People and supplies and donations have poured in since the savage winds cut through the nation's scattered islands, and the commission has been coping with emotional needs as well.

"It was only on Tuesday that we had confirmation that all of our staff were okay," she said. "Staff have lost homes. One of our staff has lost close family. And you know, while we are here these are our work colleagues, our family, and they are very badly hurt."

However, things are beginning to improve. Locals have worked tirelessly to clear roads of debris, including fallen trees and iron.

On Friday aid was being distributed to the outer islands, and the government seemed to have a better idea of its plans. Yesterday was quiet, with still the sound of chainsaws and ever-present smell of smoke, but fewer cars, people and stress as many journalists and aid workers who flooded the country began to leave on resumed commercial flights.

Those arriving now are in it longer term.
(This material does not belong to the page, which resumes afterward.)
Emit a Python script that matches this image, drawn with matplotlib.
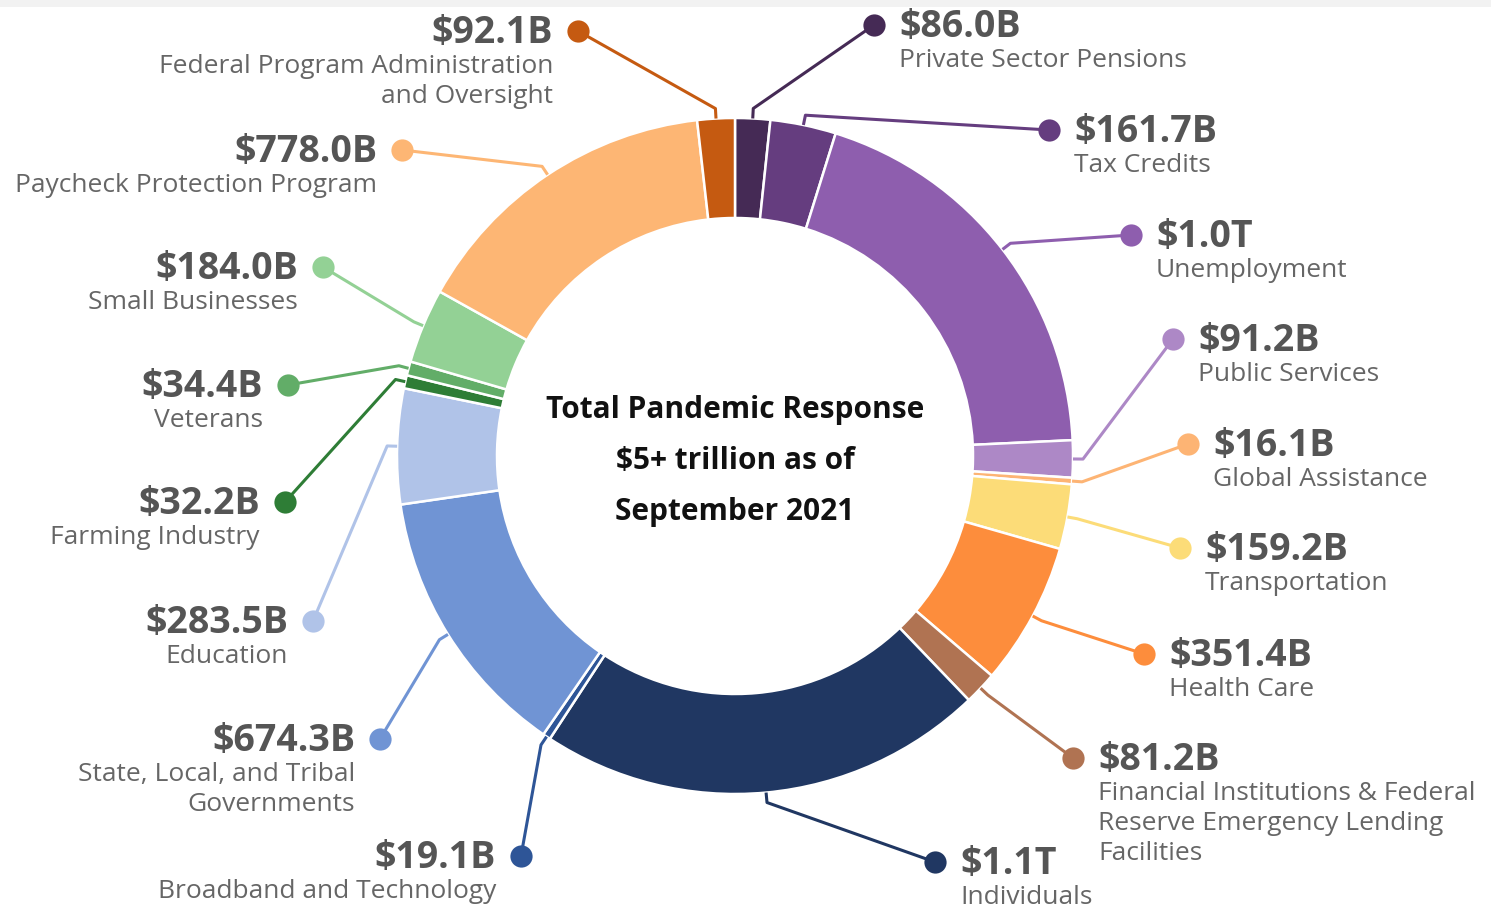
import numpy as np
import matplotlib
matplotlib.use("Agg")
import matplotlib.pyplot as plt
from matplotlib.patches import Rectangle

# ---------------- data ----------------
categories = [
    "Private Sector Pensions", "Tax Credits", "Unemployment", "Public Services",
    "Global Assistance", "Transportation", "Health Care",
    "Financial Institutions & Federal\nReserve Emergency Lending\nFacilities",
    "Individuals", "Broadband and Technology",
    "State, Local, and Tribal\nGovernments", "Education", "Farming Industry",
    "Veterans", "Small Businesses", "Paycheck Protection Program",
    "Federal Program Administration\nand Oversight",
]
values_b = [86.0, 161.7, 1000.0, 91.2, 16.1, 159.2, 351.4, 81.2, 1100.0,
            19.1, 674.3, 283.5, 32.2, 34.4, 184.0, 778.0, 92.1]
value_labels = ["$86.0B", "$161.7B", "$1.0T", "$91.2B", "$16.1B", "$159.2B",
                "$351.4B", "$81.2B", "$1.1T", "$19.1B", "$674.3B", "$283.5B",
                "$32.2B", "$34.4B", "$184.0B", "$778.0B", "$92.1B"]
colors = ["#452a55", "#653d7f", "#8e5eae", "#ad88c6", "#fdb474", "#fcdc78",
          "#fd8d3c", "#b07352", "#203762", "#2e5597", "#7094d4", "#b0c3e8",
          "#2e7d36", "#62ad68", "#93d195", "#fdb674", "#c55a11"]
center_lines = ["Total Pandemic Response", "$5+ trillion as of", "September 2021"]

# ---------------- layout (pixel coords, y down) ----------------
W, H = 1491, 905
CX, CY = 735, 456
R_OUT, RING_W = 338, 100
dots = [(874, 25), (1049, 130), (1131, 235), (1173, 339), (1188, 444),
        (1180, 548), (1144, 654), (1073, 758), (935, 862), (521, 856),
        (380, 739), (313, 621), (285, 502), (288, 385), (323, 267),
        (402, 150), (578, 31)]
sides = ["R"] * 9 + ["L"] * 8

def Y(py):
    return H - py

plt.rcParams['font.family'] = ['Open Sans', 'DejaVu Sans']
fig = plt.figure(figsize=(W / 100, H / 100), dpi=100)
fig.patch.set_facecolor("white")
ax = fig.add_axes([0, 0, 1, 1])

wedges, _ = ax.pie(values_b, colors=colors, startangle=90, counterclock=False,
                   center=(CX, Y(CY)), radius=R_OUT,
                   wedgeprops=dict(width=RING_W, edgecolor="white", linewidth=1.8))
ax.set_xlim(0, W)
ax.set_ylim(0, H)
ax.set_aspect("equal")
ax.axis("off")

# top light band
ax.add_patch(Rectangle((0, Y(7)), W, 7, facecolor="#f2f2f2", edgecolor="none", zorder=0))

VAL_C, LAB_C = "#555555", "#666666"
for w, col, (dx, dy), side, vl, cat in zip(wedges, colors, dots, sides, value_labels, categories):
    phi = np.deg2rad((w.theta1 + w.theta2) / 2)
    ax_x = CX + R_OUT * np.cos(phi)
    ax_y = Y(CY) + R_OUT * np.sin(phi)
    el_x = CX + (R_OUT + 10) * np.cos(phi)
    el_y = Y(CY) + (R_OUT + 10) * np.sin(phi)
    ax.plot([ax_x, el_x, dx], [ax_y, el_y, Y(dy)], color=col, lw=2.2,
            solid_capstyle="butt", zorder=3)
    ax.plot(dx, Y(dy), "o", ms=16, color=col, mec="none", zorder=4)
    if side == "R":
        tx, ha = dx + 25, "left"
    else:
        tx, ha = dx - 25, "right"
    ax.text(tx, Y(dy + 12), vl, ha=ha, va="baseline", fontsize=27,
            fontweight="bold", color=VAL_C)
    for i, line in enumerate(cat.split("\n")):
        ax.text(tx, Y(dy + 42 + 30 * i), line, ha=ha, va="baseline",
                fontsize=19, color=LAB_C)

for i, line in enumerate(center_lines):
    ax.text(CX, Y(418 + 51 * i), line, ha="center", va="baseline",
            fontsize=21.5, fontweight="bold", color="#111111")

fig.savefig("out.png", dpi=100)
A New Zealand Navy ship will arrive tomorrow. Defence staff have extended their hotel bookings until next month. Garden City Helicopters from Christchurch has sent two extra choppers with pilots and crew to help restore communications.


Yesterday they were flying to islands in the south, and to Pentecost in the northeast.

Animal experts have also begun to arrive. World Animal Protection spokesman Scott Cantin said it had been treating animals on Vila with the help of local vets and would move to the other islands this week.

"There is a rising risk of lack of food sources for livestock in the coming days due to the damaged local sources of feed," he said. "The same crisis faces the animal owners, so protecting their livestock has become a high priority to preserve livelihoods and food security."

Meanwhile, the Vanuatu Government has appealed for food aid. At a news conference on Friday Prime Minister Joe Natuman said the government did not have enough money to feed people for the next three months.

"I want to insist that any development partners who want to assist in the longer term please provide food," he said.

Natuman said 165,000 people were thought to have been affected by the cyclone, and there was a lack of drinking water, food, and shelter.

How you can help

Give cash - not food or household supplies. The Ministry of Foreign Affairs is funding relief efforts through the New Zealand Red Cross and other non-government organisations. It will not help to transport donated goods. Cargo was usually in high demand and it was important emergency supplies were given priority, the ministry said. The Government was not seeking volunteers to join its aid effort. That work was currently being done by NGOs and the military.